JULHAS ALAM
Associated Press
DHAKA, Bangladesh (AP) — A special tribunal in Bangladesh sentenced to death a senior leader of the country’s largest Islamist party on Sunday, the second death sentence in a week for mass killings during the nation’s 1971 independence war against Pakistan.
After the judge in the packed Dhaka courtroom read the sentence, Mir Quashem Ali protested, calling the witnesses who testified against him “fake.” The 62-year-old is a member of Jamaat-e-Islami’s highest policymaking body, and is considered one of the party’s top financiers.
Last week, the court sentenced to death the party’s leader, Motiur Rahman Nizami, for war crimes. Another senior leader has already been hanged.
In protest, Jamaat-e-Islami enforced a nationwide general strike Sunday, though no violence was reported.

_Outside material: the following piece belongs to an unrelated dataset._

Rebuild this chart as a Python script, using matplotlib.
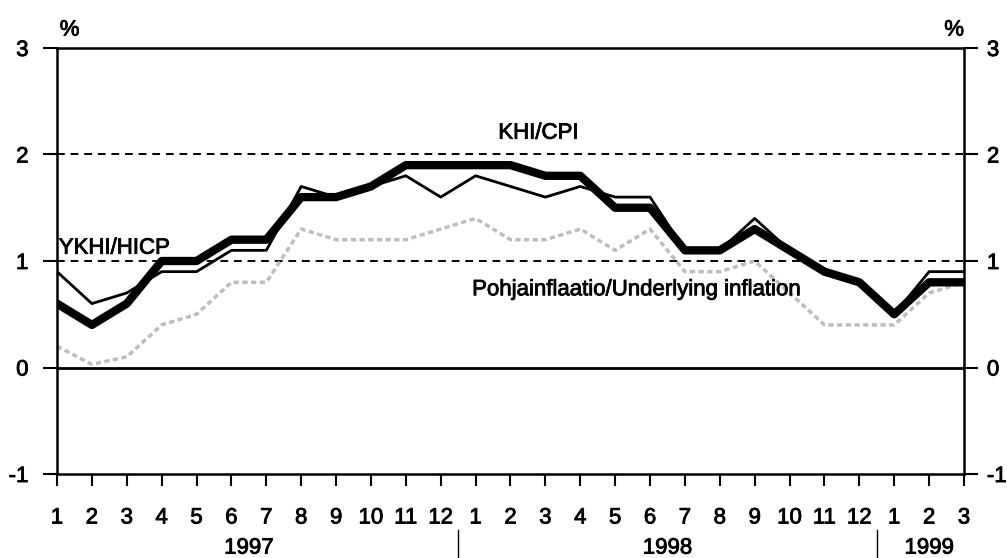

The court’s previous verdicts have triggered street violence.
Bangladesh blames Pakistani soldiers and local collaborators for the deaths of 3 million people during the nine-month 1971 war. An estimated 200,000 women were raped and about 10 million people were forced to take shelter in refugee camps in neighboring India.
The tribunal found Ali guilty on eight charges, two of which carried a death sentence, including the abduction of a young man and his killing in a torture cell. He was also sentenced to 72 years in prison on the other charges.
His lawyers said they would appeal.
Since 2010, the special tribunal has convicted 12 people, mostly senior leaders of Jamaat-e-Islami, which had openly campaigned against independence but denied committing atrocities.
Prime Minister Sheikh Hasina has called the trials a long-overdue effort to obtain justice for war crimes, four decades after Bangladesh split from Pakistan. But critics say she is using the tribunals to weaken the country’s opposition parties.